Institutional policies are important because when things arise, one does not have to be isolated as the exception. If something is an institutional policy, there would not need to be a distinct discussion on an individual basis, which only works to increase visibility of the mother-load. If policies are in place, these guidelines become a normative practice so that no one has to make his/herself visible to make use of them. So, what kinds of practices would I like to see? Some I already have at my institution, which is very significant indeed, but I’d like to see them become a very open practice in other places.
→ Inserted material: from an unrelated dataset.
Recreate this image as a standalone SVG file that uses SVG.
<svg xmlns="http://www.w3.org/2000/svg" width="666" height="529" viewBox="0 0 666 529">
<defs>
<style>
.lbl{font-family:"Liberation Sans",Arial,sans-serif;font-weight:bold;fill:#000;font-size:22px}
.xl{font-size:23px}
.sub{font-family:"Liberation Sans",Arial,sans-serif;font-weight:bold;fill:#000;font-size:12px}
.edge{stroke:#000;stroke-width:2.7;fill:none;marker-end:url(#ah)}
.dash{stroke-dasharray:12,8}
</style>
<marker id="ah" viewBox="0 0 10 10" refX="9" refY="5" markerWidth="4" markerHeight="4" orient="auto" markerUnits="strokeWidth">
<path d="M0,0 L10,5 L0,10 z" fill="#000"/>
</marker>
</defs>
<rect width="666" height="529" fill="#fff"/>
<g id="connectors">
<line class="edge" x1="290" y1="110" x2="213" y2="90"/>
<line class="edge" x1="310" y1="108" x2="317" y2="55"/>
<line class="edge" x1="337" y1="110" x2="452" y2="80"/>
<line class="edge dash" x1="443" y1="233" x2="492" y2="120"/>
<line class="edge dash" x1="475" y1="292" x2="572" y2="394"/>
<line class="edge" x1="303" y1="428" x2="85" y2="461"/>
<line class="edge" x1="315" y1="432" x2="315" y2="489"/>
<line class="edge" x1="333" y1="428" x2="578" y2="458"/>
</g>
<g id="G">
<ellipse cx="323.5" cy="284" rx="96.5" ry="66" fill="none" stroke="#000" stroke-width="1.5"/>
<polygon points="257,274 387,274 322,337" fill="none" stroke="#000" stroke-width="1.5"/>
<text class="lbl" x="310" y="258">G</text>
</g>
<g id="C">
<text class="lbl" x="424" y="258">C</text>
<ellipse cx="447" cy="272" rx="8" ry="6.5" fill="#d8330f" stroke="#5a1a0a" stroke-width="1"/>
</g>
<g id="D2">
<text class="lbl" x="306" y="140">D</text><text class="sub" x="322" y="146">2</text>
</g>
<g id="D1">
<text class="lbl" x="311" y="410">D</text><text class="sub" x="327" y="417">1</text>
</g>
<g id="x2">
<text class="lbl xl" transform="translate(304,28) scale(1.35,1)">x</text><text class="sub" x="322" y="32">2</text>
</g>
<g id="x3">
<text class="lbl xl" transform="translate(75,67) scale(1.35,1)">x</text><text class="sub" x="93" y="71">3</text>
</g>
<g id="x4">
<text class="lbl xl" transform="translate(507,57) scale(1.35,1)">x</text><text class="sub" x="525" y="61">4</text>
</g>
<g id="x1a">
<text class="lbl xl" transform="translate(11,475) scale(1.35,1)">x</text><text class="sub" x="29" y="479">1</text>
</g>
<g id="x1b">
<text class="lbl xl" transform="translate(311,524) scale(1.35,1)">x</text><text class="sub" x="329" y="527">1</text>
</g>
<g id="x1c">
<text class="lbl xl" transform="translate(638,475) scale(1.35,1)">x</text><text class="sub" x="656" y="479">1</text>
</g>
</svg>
  • Equal pay in parity…maybe even more! The Chronicle of Higher Education reports that women often make $7,000 less than their male counterparts. Yet we also tend to do more unaccounted “for care” work. Women earn 77 cents to a male dollar. Women of color make 67 cents on the dollar. Latina women make about 58 cents to the dollar. With the economic downturn, women are even more vulnerable to salary cuts and layoffs. Wage discrimination not only hurts women and their families right now, but keep in mind that it also lowers their total lifetime earnings…reducing our benefits from Social Security and pension plans, and inhibiting our ability to save not only for retirement but for even buying a home and paying for our children’s college education. For more, please check out the American Association of University Women website.
  • Schedule flexibility. Often classes are scheduled in fixed blocks. Flexibility here for people with young children would allow for less anxiety.
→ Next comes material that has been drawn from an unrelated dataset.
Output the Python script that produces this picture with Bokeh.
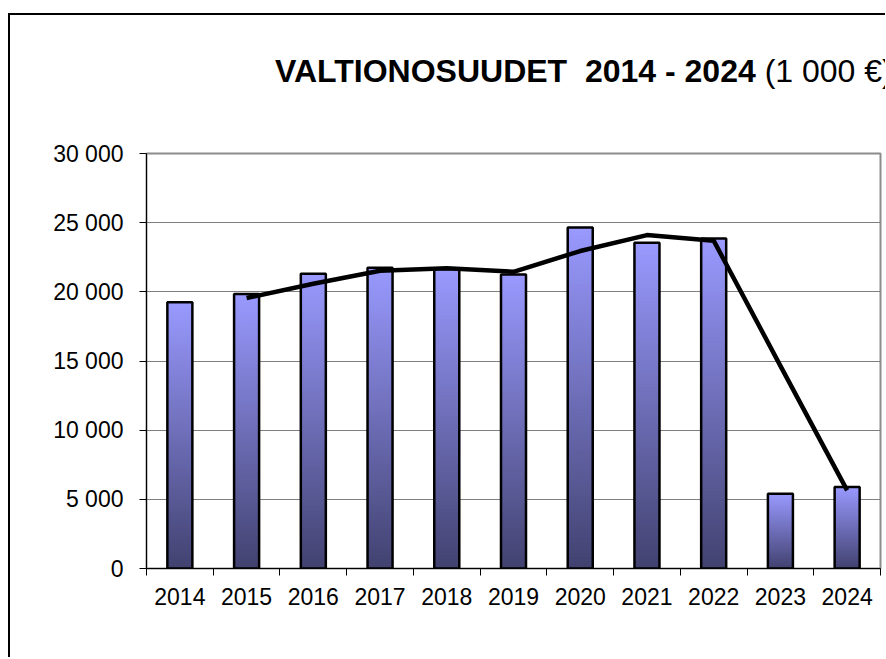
from bokeh.plotting import figure
from bokeh.models import FixedTicker, Range1d, Div
from bokeh.layouts import column
from bokeh.embed import file_html
from bokeh.resources import INLINE

years = ["2014", "2015", "2016", "2017", "2018", "2019", "2020", "2021", "2022", "2023", "2024"]
valtionosuudet = [19250, 19850, 21300, 21750, 21650, 21250, 24650, 23550, 23850, 5400, 5900]
moving_avg = [float("nan"), 19550, 20580, 21530, 21700, 21450, 22950, 24100, 23700, 14650, 5650]
y_ticks = [0, 5000, 10000, 15000, 20000, 25000, 30000]
y_tick_labels = ["0", "5 000", "10 000", "15 000", "20 000", "25 000", "30 000"]
title_bold = "VALTIONOSUUDET&nbsp;&nbsp;2014 - 2024"
title_unit = "(1 000 €)"

FONT = "Liberation Sans"
xs = list(range(len(years)))

W = 875
TITLE_H = 90

p = figure(width=W, height=552, output_backend="svg", toolbar_location=None,
           x_range=Range1d(-0.5, len(years) - 0.5), y_range=Range1d(0, 30000),
           min_border_left=136, min_border_right=5, min_border_top=48, min_border_bottom=89,
           background_fill_color="white", border_fill_color="white")
p.margin = 0

p.outline_line_color = "#8c8c8c"
p.outline_line_width = 2

# gradient bars (overlapping slices, dark at bottom, light at top)
N = 90
top_c = (153, 153, 255)
bot_c = (66, 66, 112)
L, R, B, T, C = [], [], [], [], []
w = 0.375
for k in range(N):
    t = (k + 0.5) / N
    col = tuple(int(round(bot_c[j] + (top_c[j] - bot_c[j]) * t)) for j in range(3))
    for i, v in zip(xs, valtionosuudet):
        L.append(i - w / 2)
        R.append(i + w / 2)
        B.append(v * k / N)
        T.append(v)
        C.append("#%02x%02x%02x" % col)
p.quad(left=L, right=R, bottom=B, top=T, fill_color=C, line_color=None)
p.vbar(x=xs, top=valtionosuudet, width=w, bottom=0, fill_alpha=0,
       line_color="black", line_width=2.5)

p.line(x=xs, y=moving_avg, line_color="black", line_width=4.5, line_join="round")

# grid
p.xgrid.visible = False
p.ygrid.ticker = FixedTicker(ticks=y_ticks)
p.ygrid.grid_line_color = "#7f7f7f"
p.ygrid.grid_line_width = 1

# y axis
ya = p.yaxis[0]
ya.ticker = FixedTicker(ticks=y_ticks)
ya.major_label_overrides = {t: s for t, s in zip(y_ticks, y_tick_labels)}
ya.axis_line_color = "black"
ya.axis_line_width = 1
ya.major_tick_out = 7
ya.major_tick_in = 0
ya.minor_tick_line_color = None
ya.major_label_standoff = 16
ya.major_label_text_font = FONT
ya.major_label_text_font_size = "23px"
ya.major_label_text_color = "black"

# x axis
xa = p.xaxis[0]
xa.ticker = FixedTicker(ticks=xs, minor_ticks=[i - 0.5 for i in range(len(years) + 1)])
xa.major_label_overrides = {i: y for i, y in zip(xs, years)}
xa.axis_line_color = "black"
xa.axis_line_width = 1
xa.major_tick_out = 0
xa.major_tick_in = 0
xa.major_tick_line_color = None
xa.minor_tick_out = 7
xa.minor_tick_in = 0
xa.minor_tick_line_color = "black"
xa.major_label_standoff = 12
xa.major_label_text_font = FONT
xa.major_label_text_font_size = "23px"
xa.major_label_text_color = "black"

# title
title_html = (
    f'<div style="padding-left:265px; padding-top:38px; font-family:\'{FONT}\'; '
    f'font-size:32px; line-height:36px; white-space:nowrap; color:black;">'
    f'<b>{title_bold}</b> {title_unit}</div>'
)
title = Div(text=title_html, width=W, height=TITLE_H, margin=0,
            styles={"overflow": "hidden", "background": "white"})

layout = column(title, p, spacing=0)
layout.margin = (13, 0, 0, 8)
layout.styles = {"border-left": "2px solid black", "border-top": "2px solid black"}

open("out.html", "w").write(file_html(layout, INLINE))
  • On-site childcare would also induce better performance and would provide a network of emergency back-up childcare.
  • Schedule and end faculty meetings no later than 4:00 PM. When meetings or events are scheduled for after 5:00 PM, then faculty with children or other care responsibilities should not be expected to attend. 
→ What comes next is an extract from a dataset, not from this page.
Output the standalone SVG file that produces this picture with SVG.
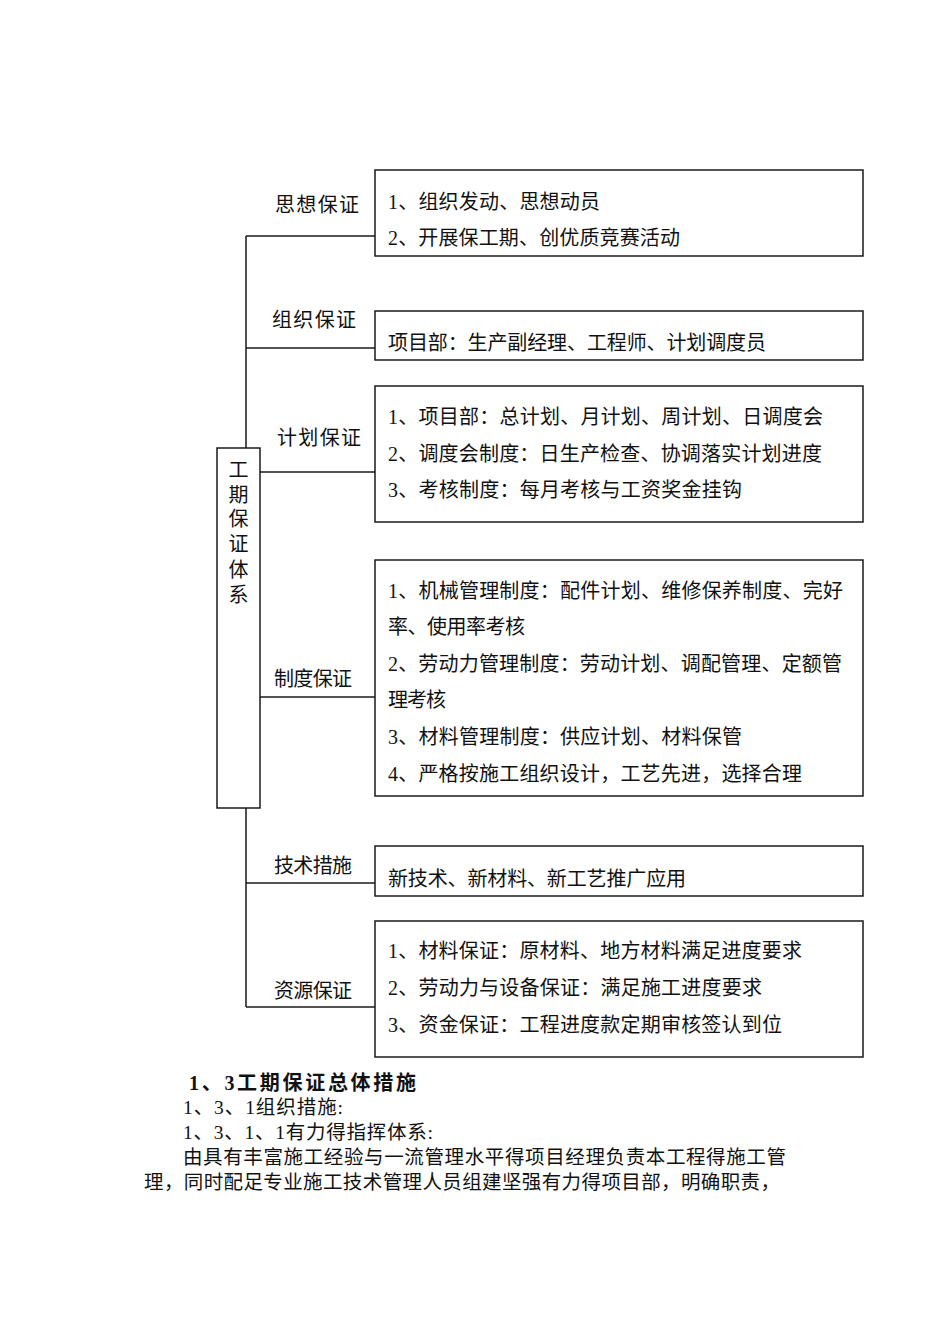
<svg xmlns="http://www.w3.org/2000/svg" width="950" height="1344" viewBox="0 0 950 1344">
<style>
  .bg{fill:#ffffff}
  .box{fill:#ffffff;stroke:#1a1a1a;stroke-width:1.5}
  .ln{fill:none;stroke:#1a1a1a;stroke-width:1.5}
  text{font-family:"Liberation Serif","Noto Sans CJK SC",serif;fill:#111;dominant-baseline:central}
  .t{font-size:20px}
  .lb{font-size:20px}
  .v{font-size:20px;text-anchor:middle}
  .p{font-size:19.5px}
  .h{font-size:20px;font-weight:bold}
</style>
<rect class="bg" x="0" y="0" width="950" height="1344"/>

<g id="connectors">
  <path class="ln" d="M246,236 V448 M246,808 V1007"/>
  <path class="ln" d="M246,236 H375"/>
  <path class="ln" d="M246,348 H375"/>
  <path class="ln" d="M260,472 H375"/>
  <path class="ln" d="M260,697 H375"/>
  <path class="ln" d="M246,883 H375"/>
  <path class="ln" d="M246,1007 H375"/>
</g>

<g id="root">
  <rect class="box" x="217" y="448" width="43" height="360"/>
  <text class="v" x="238.5" y="470">工</text>
  <text class="v" x="238.5" y="495">期</text>
  <text class="v" x="238.5" y="519">保</text>
  <text class="v" x="238.5" y="544">证</text>
  <text class="v" x="238.5" y="570">体</text>
  <text class="v" x="238.5" y="595">系</text>
</g>

<g id="n1">
  <text class="lb" x="275" y="205" textLength="84" lengthAdjust="spacing">思想保证</text>
  <rect class="box" x="375" y="170" width="488" height="86"/>
  <text class="t" x="388" y="202" textLength="212" lengthAdjust="spacing">1、组织发动、思想动员</text>
  <text class="t" x="388" y="238" textLength="292" lengthAdjust="spacing">2、开展保工期、创优质竞赛活动</text>
</g>

<g id="n2">
  <text class="lb" x="272" y="320" textLength="84" lengthAdjust="spacing">组织保证</text>
  <rect class="box" x="375" y="311" width="488" height="49"/>
  <text class="t" x="388" y="343" textLength="378" lengthAdjust="spacing">项目部：生产副经理、工程师、计划调度员</text>
</g>

<g id="n3">
  <text class="lb" x="277" y="438" textLength="84" lengthAdjust="spacing">计划保证</text>
  <rect class="box" x="375" y="386" width="488" height="136"/>
  <text class="t" x="388" y="417" textLength="435" lengthAdjust="spacing">1、项目部：总计划、月计划、周计划、日调度会</text>
  <text class="t" x="388" y="454" textLength="434" lengthAdjust="spacing">2、调度会制度：日生产检查、协调落实计划进度</text>
  <text class="t" x="388" y="490" textLength="354" lengthAdjust="spacing">3、考核制度：每月考核与工资奖金挂钩</text>
</g>

<g id="n4">
  <text class="lb" x="274" y="679" textLength="78" lengthAdjust="spacing">制度保证</text>
  <rect class="box" x="375" y="560" width="488" height="236"/>
  <text class="t" x="388" y="591" textLength="455" lengthAdjust="spacing">1、机械管理制度：配件计划、维修保养制度、完好</text>
  <text class="t" x="388" y="627" textLength="137" lengthAdjust="spacing">率、使用率考核</text>
  <text class="t" x="388" y="664" textLength="454" lengthAdjust="spacing">2、劳动力管理制度：劳动计划、调配管理、定额管</text>
  <text class="t" x="388" y="700" textLength="58" lengthAdjust="spacing">理考核</text>
  <text class="t" x="388" y="737" textLength="354" lengthAdjust="spacing">3、材料管理制度：供应计划、材料保管</text>
  <text class="t" x="388" y="774" textLength="414" lengthAdjust="spacing">4、严格按施工组织设计，工艺先进，选择合理</text>
</g>

<g id="n5">
  <text class="lb" x="274" y="866" textLength="78" lengthAdjust="spacing">技术措施</text>
  <rect class="box" x="375" y="846" width="488" height="50"/>
  <text class="t" x="388" y="879" textLength="298" lengthAdjust="spacing">新技术、新材料、新工艺推广应用</text>
</g>

<g id="n6">
  <text class="lb" x="274" y="991" textLength="78" lengthAdjust="spacing">资源保证</text>
  <rect class="box" x="375" y="921" width="488" height="136"/>
  <text class="t" x="388" y="951" textLength="414" lengthAdjust="spacing">1、材料保证：原材料、地方材料满足进度要求</text>
  <text class="t" x="388" y="988" textLength="374" lengthAdjust="spacing">2、劳动力与设备保证：满足施工进度要求</text>
  <text class="t" x="388" y="1025" textLength="394" lengthAdjust="spacing">3、资金保证：工程进度款定期审核签认到位</text>
</g>

<g id="body">
  <text class="h" x="189" y="1083" textLength="227" lengthAdjust="spacing">1、3工期保证总体措施</text>
  <text class="p" x="183" y="1107" textLength="160" lengthAdjust="spacing">1、3、1组织措施:</text>
  <text class="p" x="183" y="1132" textLength="250" lengthAdjust="spacing">1、3、1、1有力得指挥体系:</text>
  <text class="p" x="183" y="1157" textLength="603" lengthAdjust="spacing">由具有丰富施工经验与一流管理水平得项目经理负责本工程得施工管</text>
  <text class="p" x="144" y="1182" textLength="636" lengthAdjust="spacing">理，同时配足专业施工技术管理人员组建坚强有力得项目部，明确职责，</text>
</g>
</svg>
  • A general stipend fund should be available and known to those with care issues; e.g., children, elderly, or sick family members. That way, if a faculty member is presenting at a conference, allowances should be made available.
  • For those who are becoming parents, there should be an option for tenure clock extension, paid maternity leave, etc.

These are some of my recommendations for institutions wanting to make a difference in the lives of their female faculty with family.

I arrived at the Montréal Annual Meeting on Thursday. I made sure that I got in one last morning school send-off ritual with my kids before departure. My kids have been with a caregiver. They are anxiously waiting for me to return and bring normalcy and rhythm back into their lives. They will need extra emotional input from me to stabilize them. I have been working hard here in Montréal. I am exhausted and eager to return home. My school is wonderful in that they provide me, like other faculty, with a stipend to attend the meeting. In fact, my institution also provided me with funds for childcare. Many institutions, especially and surprisingly seminaries, do not have this kind of policy. But what is important is that this become a policy and advertised by my administration so that we know it’s there and available. While the work I did here in Montréal will benefit my career, it also benefits my institution in many ways as well. If I perform, I do not perform alone; I perform on their behalf. I think what’s really important for institutions to remember is that if they want their faculty to thrive and shine and free their mother-lode so that the faculty’s achievements also become institutional achievements, it is crucial for institutions to put into practice policies that will enable faculty who are mothers to free their mother-lode of creativity and intellectual prowess by helping to free them up from mother over-load.